Felt Necessities: Engines of Forest Policy, Part 3

Felt Necessities: Engines of Forest Policy, Part 3

This is the third part of "Felt Necessities: Engines of Forest Policy," a series of essays tracing the history of the conservation movement in the United States, and its influence on the nation’s ever-shifting forest policy.

The series expands significantly on a half-day lecture Evergreen founder, Jim Petersen, delivered to a graduate-level forestry class at the University of Idaho in February 2017.

The term “felt necessities” is taken from The Common Law, a book of essays assembled in 1881 by Oliver Wendell Holmes, Jr., in which he explains the historic underpinnings of the nation’s legal system. President Theodore Roosevelt thought so much of Holmes’ essays that nominated him to the Supreme Court in 1902.

We hope you enjoy this series and find it informative. Your comments are most welcome. "Felt Necessities" will subsequently be available in book form. Click on the number to be directed to Parts 1 and 2 of the series. Part 1 Part 2


One hundred and twelve years have passed since the National Forest System was formed and the U.S. Forest Service was established. By my count, the nation’s felt necessities have gone through four, maybe five, great transformations, each one orchestrated by visionaries from the public and private sectors whose strong personalities, visions and negotiating skills bring us to where we are today.

The Great 1910 Fire, which leveled some three million acres of virgin timber in northern Idaho and western Montana, most of it in a wind-driven 48-hour firestorm that claimed the lives of 87 firefighters – most of them skid row bums recruited from the streets of Spokane, Washington. Their firefighting tools were shovels and axes. Many didn’t even have proper shoes.

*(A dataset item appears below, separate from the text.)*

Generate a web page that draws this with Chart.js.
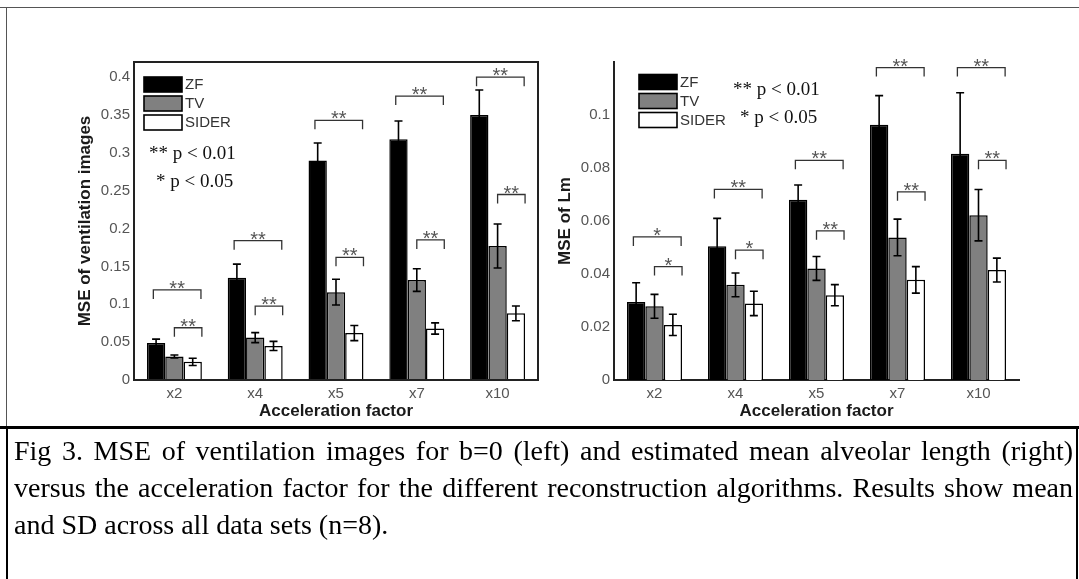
<!DOCTYPE html>
<html>
<head>
<meta charset="utf-8">
<script src="https://cdn.jsdelivr.net/npm/chart.js@4.4.1/dist/chart.umd.min.js"></script>
<style>
  html, body { margin: 0; padding: 0; background: #fff; }
  #page { position: relative; width: 1079px; height: 579px; overflow: hidden; background: #fff; }
  .rule { position: absolute; background: #555; }
  #leftWrap { position: absolute; left: 0; top: 0; width: 545px; height: 427px; }
  #rightWrap { position: absolute; left: 545px; top: 0; width: 534px; height: 427px; }
  .cap { position: absolute; left: 14px; width: 1059px; font-family: "Liberation Serif", "Times New Roman", serif;
         font-size: 28px; line-height: 37px; color: #000; white-space: nowrap; }
  .just { text-align: justify; text-align-last: justify; }
</style>
</head>
<body>
<div id="page">
  <div id="leftWrap"><canvas id="ventChart" width="545" height="427"></canvas></div>
  <div id="rightWrap"><canvas id="lmChart" width="534" height="427"></canvas></div>

  <!-- frame lines -->
  <div class="rule" style="left:0;top:7px;width:1079px;height:1px;"></div>
  <div class="rule" style="left:6px;top:7px;width:1px;height:421px;"></div>
  <div class="rule" style="left:0;top:426px;width:1079px;height:3px;background:#000;"></div>
  <div class="rule" style="left:6px;top:428px;width:2px;height:151px;background:#000;"></div>
  <div class="rule" style="left:1076px;top:428px;width:2px;height:151px;background:#000;"></div>

  <div class="cap just" style="top:432px;">Fig 3. MSE of ventilation images for b=0 (left) and estimated mean alveolar length (right)</div>
  <div class="cap just" style="top:469px;">versus the acceleration factor for the different reconstruction algorithms. Results show mean</div>
  <div class="cap" style="top:506px;">and SD across all data sets (n=8).</div>
</div>

<script>
// ===== DATA =====
const categories = ['x2', 'x4', 'x5', 'x7', 'x10'];
const seriesNames = ['ZF', 'TV', 'SIDER'];

// left panel: MSE of ventilation images (mean, SD)
const ventZF = [0.049, 0.135, 0.290, 0.318, 0.350];
const ventZFsd = [0.005, 0.018, 0.023, 0.024, 0.033];
const ventTV = [0.031, 0.056, 0.116, 0.132, 0.177];
const ventTVsd = [0.002, 0.0066, 0.017, 0.015, 0.029];
const ventSIDER = [0.024, 0.045, 0.062, 0.068, 0.088];
const ventSIDERsd = [0.0048, 0.006, 0.010, 0.0074, 0.0097];
const ventTicks = [0, 0.05, 0.1, 0.15, 0.2, 0.25, 0.3, 0.35, 0.4];
// significance marks: outer = ZF vs SIDER, inner = TV vs SIDER
const ventSigOuter = ['**', '**', '**', '**', '**'];
const ventSigInner = ['**', '**', '**', '**', '**'];
const ventSigOuterLevel = [0.119, 0.184, 0.343, 0.375, 0.400];
const ventSigInnerLevel = [0.069, 0.0975, 0.162, 0.185, 0.245];

// right panel: MSE of Lm (mean, SD)
const lmZF = [0.0294, 0.0505, 0.068, 0.0963, 0.0854];
const lmZFsd = [0.0073, 0.0105, 0.0056, 0.011, 0.023];
const lmTV = [0.0278, 0.0359, 0.0421, 0.0538, 0.0622];
const lmTVsd = [0.0045, 0.0045, 0.0045, 0.0069, 0.0097];
const lmSIDER = [0.0208, 0.0289, 0.032, 0.0378, 0.0415];
const lmSIDERsd = [0.004, 0.0046, 0.004, 0.005, 0.0045];
const lmTicks = [0, 0.02, 0.04, 0.06, 0.08, 0.1];
const lmSigOuter = ['*', '**', '**', '**', '**'];
const lmSigInner = ['*', '*', '**', '**', '**'];
const lmSigOuterLevel = [0.054, 0.0719, 0.0829, 0.1179, 0.1179];
const lmSigInnerLevel = [0.0428, 0.049, 0.0563, 0.071, 0.0829];

const pValueNotes = ['** p < 0.01', '* p < 0.05'];

// ===== STYLE =====
const fills = ['#000000', '#808080', '#ffffff'];
const SANS = '"Liberation Sans", Arial, sans-serif';
const SERIF = '"Liberation Serif", "Times New Roman", serif';

// overlay plugin: error bars, significance brackets, legend, p-value note, box
function overlayPlugin(o) {
    return {
        id: 'overlay_' + o.name,
        afterDatasetsDraw(chart) {
            const ctx = chart.ctx;
            const yScale = chart.scales.y;
            const metas = [0, 1, 2].map(i => chart.getDatasetMeta(i));
            ctx.save();

            // error bars
            ctx.strokeStyle = '#000';
            ctx.lineWidth = 1.6;
            metas.forEach((meta, di) => {
                meta.data.forEach((bar, i) => {
                    const v = o.values[di][i], e = o.errors[di][i];
                    const top = yScale.getPixelForValue(v + e);
                    const bot = yScale.getPixelForValue(v - e);
                    ctx.beginPath();
                    ctx.moveTo(bar.x, top); ctx.lineTo(bar.x, bot);
                    ctx.moveTo(bar.x - 4, top); ctx.lineTo(bar.x + 4, top);
                    ctx.moveTo(bar.x - 4, bot); ctx.lineTo(bar.x + 4, bot);
                    ctx.stroke();
                });
            });

            // significance brackets
            const drawBracket = (x1, x2, level, mark) => {
                const yTop = yScale.getPixelForValue(level);
                ctx.strokeStyle = '#333';
                ctx.lineWidth = 1.3;
                ctx.beginPath();
                ctx.moveTo(x1, yTop + 9); ctx.lineTo(x1, yTop);
                ctx.lineTo(x2, yTop); ctx.lineTo(x2, yTop + 9);
                ctx.stroke();
                ctx.fillStyle = '#555';
                ctx.font = '20px ' + SANS;
                ctx.textAlign = 'center';
                ctx.textBaseline = 'alphabetic';
                ctx.fillText(mark, (x1 + x2) / 2, yTop + 5);
            };
            categories.forEach((c, i) => {
                const zf = metas[0].data[i], tv = metas[1].data[i], sd = metas[2].data[i];
                const bw = sd.width;
                drawBracket(zf.x - 0.15 * bw, sd.x + 0.45 * bw, o.sigOuterLevel[i], o.sigOuter[i]);
                drawBracket(tv.x, sd.x + 0.5 * bw, o.sigInnerLevel[i], o.sigInner[i]);
            });
            ctx.restore();
        },
        afterDraw(chart) {
            const ctx = chart.ctx;
            const area = chart.chartArea;
            ctx.save();

            // full box for the left panel
            if (o.box) {
                ctx.strokeStyle = '#222';
                ctx.lineWidth = 2;
                ctx.strokeRect(area.left, area.top, area.right - area.left, area.bottom - area.top);
            }

            // legend
            const lx = area.left + o.legendDx, ly = area.top + o.legendDy;
            seriesNames.forEach((name, i) => {
                const y = ly + i * 19;
                ctx.fillStyle = fills[i];
                ctx.fillRect(lx, y, 38, 15);
                ctx.strokeStyle = '#000';
                ctx.lineWidth = 1.6;
                ctx.strokeRect(lx, y, 38, 15);
                ctx.fillStyle = '#333';
                ctx.font = '15px ' + SANS;
                ctx.textAlign = 'left';
                ctx.textBaseline = 'middle';
                ctx.fillText(name, lx + 41, y + 8);
            });

            // p-value note
            ctx.fillStyle = '#111';
            ctx.font = '19px ' + SERIF;
            ctx.textAlign = 'left';
            ctx.textBaseline = 'middle';
            ctx.fillText(pValueNotes[0], area.left + o.noteDx, area.top + o.noteDy);
            ctx.fillText(pValueNotes[1], area.left + o.noteDx + 7, area.top + o.noteDy + 28);
            ctx.restore();
        }
    };
}

function buildChart(canvasId, o) {
    const datasets = [o.values[0], o.values[1], o.values[2]].map((vals, i) => ({
        label: seriesNames[i],
        data: vals,
        backgroundColor: fills[i],
        borderColor: '#000',
        borderWidth: 1.5,
        borderSkipped: 'bottom',
        barPercentage: 1,
        categoryPercentage: 0.68
    }));

    return new Chart(document.getElementById(canvasId), {
        type: 'bar',
        data: { labels: categories, datasets: datasets },
        options: {
            responsive: false,
            animation: false,
            devicePixelRatio: 1,
            layout: { padding: { left: 0, right: o.padRight, top: 62, bottom: 0 } },
            plugins: { legend: { display: false }, tooltip: { enabled: false } },
            scales: {
                x: {
                    grid: { display: false, drawTicks: false },
                    border: { display: true, color: '#222', width: 2 },
                    ticks: { color: '#555', font: { family: SANS, size: 15 }, padding: 5 },
                    title: {
                        display: true, text: 'Acceleration factor', color: '#1a1a1a',
                        font: { family: SANS, size: 17, weight: 'bold' }, padding: { top: 0, bottom: 5 }
                    },
                    afterFit: s => { s.height = 47; }
                },
                y: {
                    min: 0, max: o.yMax,
                    grid: { display: false, drawTicks: false },
                    border: { display: true, color: '#222', width: 2 },
                    ticks: {
                        color: '#555', font: { family: SANS, size: 15 }, padding: 4,
                        callback: v => String(+v.toFixed(3))
                    },
                    afterBuildTicks: s => { s.ticks = o.ticks.map(v => ({ value: v })); },
                    title: {
                        display: true, text: o.yTitle, color: '#1a1a1a',
                        font: { family: SANS, size: 17, weight: 'bold' }, padding: { top: o.yTitlePad, bottom: 0 }
                    },
                    afterFit: s => { s.width = o.yWidth; }
                }
            }
        },
        plugins: [overlayPlugin(o)]
    });
}

buildChart('ventChart', {
    name: 'vent',
    values: [ventZF, ventTV, ventSIDER],
    errors: [ventZFsd, ventTVsd, ventSIDERsd],
    sigOuter: ventSigOuter, sigInner: ventSigInner,
    sigOuterLevel: ventSigOuterLevel, sigInnerLevel: ventSigInnerLevel,
    ticks: ventTicks, yMax: 0.42,
    yTitle: 'MSE of ventilation images',
    yWidth: 134, yTitlePad: 75, padRight: 7,
    box: true,
    legendDx: 10, legendDy: 15,
    noteDx: 15, noteDy: 92
});

buildChart('lmChart', {
    name: 'lm',
    values: [lmZF, lmTV, lmSIDER],
    errors: [lmZFsd, lmTVsd, lmSIDERsd],
    sigOuter: lmSigOuter, sigInner: lmSigInner,
    sigOuterLevel: lmSigOuterLevel, sigInnerLevel: lmSigInnerLevel,
    ticks: lmTicks, yMax: 0.12,
    yTitle: 'MSE of Lm',
    yWidth: 69, yTitlePad: 10, padRight: 60,
    box: false,
    legendDx: 25, legendDy: 12.5,
    noteDx: 119, noteDy: 28
});
</script>
</body>
</html>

Smoke from the fire drifted all the way to New York City, touching off a public outcry of such enormity that Congress was forced to put the Forest Service in the firefighting business alongside a set of privately funded fire cooperatives that had been formed in the West in the wake of the 1902 Yacolt Burn, a 700,000-acre conflagration formed by winds that drove together a series of blazes in southwest Washington and northwest Oregon.

Weyerhaeuser Timber Company general manager, George S. Long – a gifted executive who shunned publicity – estimated his company’s virgin timber losses in southwest Washington to be north of 500 million board feet, so much that Weyerhaeuser investors were forced to build a sawmill they hadn’t planned to build in Longview, Washington. My Petersen grandfather, a Norwegian immigrant and millwright who later owned sawmills on the North Fork of the Coeur d’Alene River, helped build the Longview mill.

But it was the irrepressible Pinchot, who had been fired from his Chief’s post in early 1910 by then President William Howard Taft – Teddy Roosevelt’s successor - for publicly interfering in the political affairs of his Interior Secretary, Richard Ballinger. Ballinger, a former Seattle mayor who had served as Commissioner of the notoriously corrupt General Land Office during the Garfield Administration. Pinchot had seen Ballinger’s appointment as an ominous sign for the conservation movement. It was to the extent that Ballinger had close ties to wealthy New York industrialists who were interested in developing Alaska’s coal deposits.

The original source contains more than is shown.